Se podría decir que Isabel de Urquiola disfrutó de un atípico viaje de novios. No solo porque en él estuviera presente su hermana Juliana, sino también porque, sin haber cruzado antes siquiera las fronteras vitorianas, se embarcó en un vapor británico con destino al ignoto continente africano. Claro que esto resulta un poco menos insólito cuando de quien se enamora una es de Manuel Iradier.

El entusiasmo de aquel muchacho, soñador y apasionado fundador de La Joven Exploradora, llamó la atención de una también inquieta y curiosa Isabel, que se escapaba de la panadería familiar para acompañar a su hermano a las reuniones que organizaba esta pionera agrupación, consagrada a la exploración y el conocimiento de la realidad geográfica del momento.

En 1874, apenas un mes después de formalizar su matrimonio, unos jovencísimos Manuel, Isabel y Juliana pusieron rumbo a lo desconocido, imbuidos por el ideal romántico decimonónico, pertrechados con lo justo y sin ser en absoluto conscientes de lo exigente de su propósito. Lo más parecido a una toalla con forma de cisne que encontraron en los húmedos aposentos de aquella embarcación destinada, en realidad, a la carga, fueron cucarachas y ratas en las que no había traza alguna de felpa.

No sorprenderá al lector saber que la presencia de las mujeres no acostumbraba a ser bienvenida en esta clase de expediciones. Y era si cabe menos frecuente que asumieran, como fue el caso, responsabilidades en el trabajo de campo. La abrumadora belleza del paisaje guineano y una científicamente rigurosa labor de registro meteorológico se convirtieron en el único soporte anímico de Isabel y Juliana, que fueron muy pronto conscientes de las duras condiciones de vida en el país del Muni. Con Iradier sufriendo lo indecible en las hostiles profundidades de la selva, las dos mujeres hacían frente a su vez a la soledad, el desarraigo, la pesada monotonía y unas recurrentes fiebres que, de hecho, acabarían por segar la vida de Isabela, la primera y prematuramente fallecida hija de Isabel y Manuel.

Repasando su azaroso periplo, resulta evidente que fue esta pérdida lo que marcó un antes y un después en el rumbo del matrimonio. De un modo soterrado, y probablemente injusto, una inconsolable Isabel culpaba a su marido del trágico destino de Isabela; y con aquella infortunada criatura se fueron también el amor y la complicidad que en el pasado habían unido a aquellos dos jóvenes hambrientos de aventura y conocimiento.

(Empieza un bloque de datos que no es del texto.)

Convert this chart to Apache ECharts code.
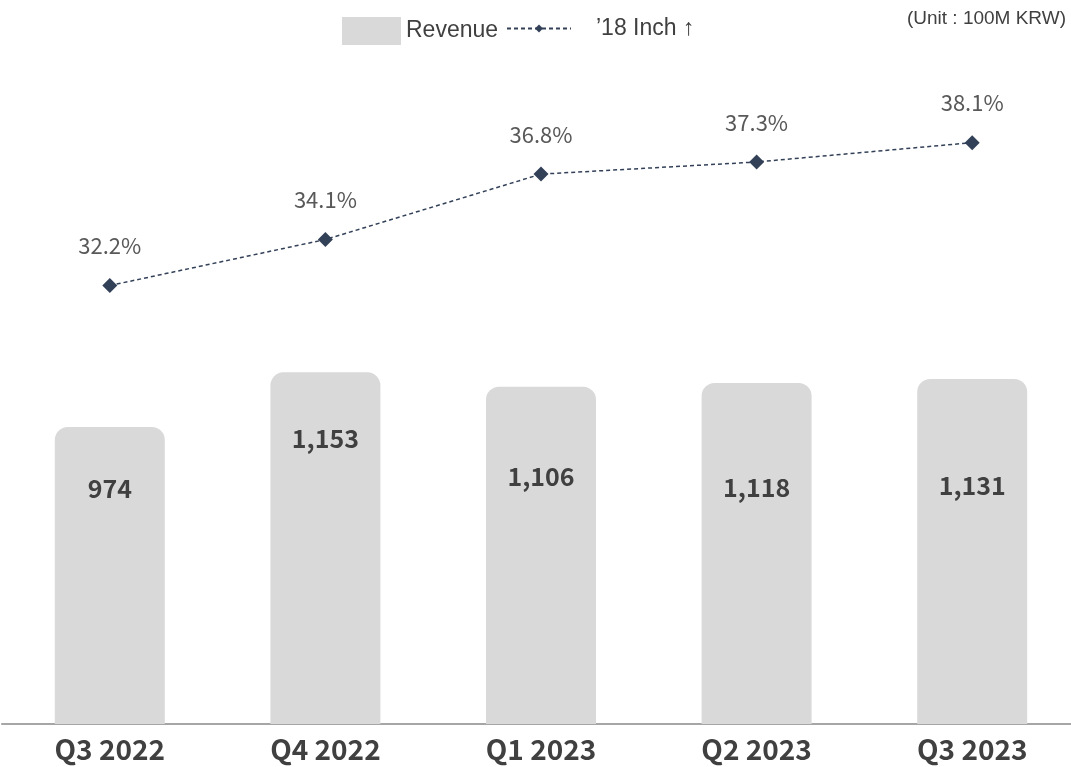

La precaria salud que ambos arrastraron de por vida no se vio precisamente beneficiada por el daño que les causó la muerte de su pequeña. Y si bien Iradier reanudó sus vocacionales viajes de exploración de la mano de la Sociedad Española de Africanistas y Colonistas, Isabel optó por permanecer en España, junto a sus también enfermizos hijos Amalia y Manuel. Presa de graves pulmonías y repetidas fiebres, experimentó hasta el fin de sus días poco menos que una muerte en vida. Nada parecía quedar ya de la joven y otrora entusiasta Isabel en aquella alma huraña, arisca y solitaria, cautiva en una carcasa prematuramente envejecida. Y lo poco que hubiera logrado sobrevivir se esfumó cuando Amalia, igualmente aquejada de insoportables fiebres y dolores de cabeza, se arrojó por el balcón la víspera de su boda.

Manuel Iradier murió en 1911, y, semanas después, con solo 57 años, la propia Isabel siguió a su marido en aquel último y definitivo viaje.

“El proyecto de usted es grandioso y realizable. Y su edad la más conveniente”, le dijo Henry Morton Stanley a un deslumbrado Manuel Iradier, que poco imaginaba entonces el precio que pagaría. Y si él es víctima de un considerable olvido, no hará falta que les cuente lo que ha ocurrido con Isabel de Urquiola, que ni siquiera gozó de las merecidas líneas en África, el libro de memorias de su marido.